An account of the life of Ralph Waldo Emerson must begin five generations before his birth, when Thomas Emerson first settled in the Massachusetts Bay Colony. He was the first Emerson to journey to the new world, probably from Durham, in Northeast England, and he was listed in Ipswich, Massachusetts, town records as “Thomas Emerson, Baker.” His son, Joseph, married into the Bulkeley family of Concord, Massachusetts. Joseph’s wife, Elizabeth Bulkeley, was the daughter of the second minister of Concord, and granddaughter of the first. Their son, Edward, became a merchant in Charlestown, but their son, Joseph, was the minister in Malden, Massachusetts. He strengthened the family tradition of religious service by marrying Mary Moody, the daughter of the famous and eccentric Father Moody of York, Maine.

This couple had a large family, including three sons who became ministers. The youngest, William, often rode to Concord to preach for the zealous Reverend Dr. Bliss, and when the old gentleman died Reverend William Emerson was asked to take his place. As Ralph Waldo Emerson’s son Edward wrote in his memoirs, “the young minister, only twenty-two years old, boarded with Madam Bliss, and soon won the affection of her daughter Phebe, bought the fields, pasture and hill at the bend of the Musketaquid, soon to become famous, and built the Manse, where his children were born.” William Emerson served in the patriotic cause in 1775, answering the alarm on the morning of April 19. The resistance at the North Bridge took place in full view of his home. William Emerson served as a chaplain in the Continental Army, and died at Rutland, Vermont of camp-fever.

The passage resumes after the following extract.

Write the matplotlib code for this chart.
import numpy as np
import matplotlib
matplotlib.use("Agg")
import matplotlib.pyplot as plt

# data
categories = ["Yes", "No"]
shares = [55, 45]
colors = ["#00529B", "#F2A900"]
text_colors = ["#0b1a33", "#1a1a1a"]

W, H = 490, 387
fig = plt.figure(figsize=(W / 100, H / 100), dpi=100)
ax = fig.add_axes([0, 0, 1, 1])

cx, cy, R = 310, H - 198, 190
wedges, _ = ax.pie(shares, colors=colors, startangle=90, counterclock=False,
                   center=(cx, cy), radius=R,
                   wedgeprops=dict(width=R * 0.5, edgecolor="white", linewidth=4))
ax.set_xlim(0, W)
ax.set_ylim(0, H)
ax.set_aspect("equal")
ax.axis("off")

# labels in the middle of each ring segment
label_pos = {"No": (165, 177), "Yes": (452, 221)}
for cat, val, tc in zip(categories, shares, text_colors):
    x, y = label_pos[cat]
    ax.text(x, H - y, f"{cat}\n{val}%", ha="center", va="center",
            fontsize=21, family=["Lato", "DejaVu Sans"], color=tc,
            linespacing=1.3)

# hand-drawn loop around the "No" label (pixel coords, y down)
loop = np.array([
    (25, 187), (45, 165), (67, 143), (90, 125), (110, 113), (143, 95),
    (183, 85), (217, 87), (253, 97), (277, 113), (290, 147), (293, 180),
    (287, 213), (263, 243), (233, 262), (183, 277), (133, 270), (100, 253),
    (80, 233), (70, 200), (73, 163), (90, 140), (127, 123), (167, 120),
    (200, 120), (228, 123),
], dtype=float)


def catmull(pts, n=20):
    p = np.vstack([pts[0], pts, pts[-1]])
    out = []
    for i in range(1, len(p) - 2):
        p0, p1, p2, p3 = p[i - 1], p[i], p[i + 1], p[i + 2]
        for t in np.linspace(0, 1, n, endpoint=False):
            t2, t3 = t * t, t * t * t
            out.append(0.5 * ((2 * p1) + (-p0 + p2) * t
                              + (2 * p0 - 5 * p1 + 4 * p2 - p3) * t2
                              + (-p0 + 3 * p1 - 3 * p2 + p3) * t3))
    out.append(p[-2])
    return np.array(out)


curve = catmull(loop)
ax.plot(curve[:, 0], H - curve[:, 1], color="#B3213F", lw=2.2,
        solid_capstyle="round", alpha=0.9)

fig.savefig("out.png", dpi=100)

William Emerson’s son, also named William, was settled as the minister in Harvard, Massachusetts, where he met and married Ruth Haskins. Emerson was soon called to Boston, and the couple moved to the parsonage at Summer and Chauncy Streets while William Emerson served the First (“Old Brick”) Church in Boston. It was here that their son, Ralph Waldo Emerson, was born along with five brothers and one sister. Another sister,Phebe, had died in Harvard. One brother, John Clarke, died in childhood, as did the remaining sister, Mary Caroline. William, Ralph Waldo, Edward Bliss, Robert Bulkeley, and Charles Chauncy survived to adulthood. Of his father’s entirely respectable ministry, Ralph Waldo wrote, “I think I observe in his writings…a studied reserve on the subject of the nature and offices of Jesus. They had not made up their minds on it. It was a mystery to them, and they let it remain so.” In his heart, Emerson’s father wished to found his own church without written expression of faith or covenant. He died when young Emerson was eight, but his father’s legacy helped propel Emerson into the ministry years later.

All of these families — Emerson, Bulkeley, Moody, Bliss, Haskins — comprised Emerson’s proud and Puritan heritage. The legacy of seven ancestors who were ministers of New England churches was powerful. From such a stock, Emerson inherited his self-reliance, his love of liberty, strenuous virtue, sincerity, sobriety, and fearless loyalty to ideals.

”What most excites my solicitude is your moral improvement and your progress in virtue….Let your whole life reflect honor on the name you bear.”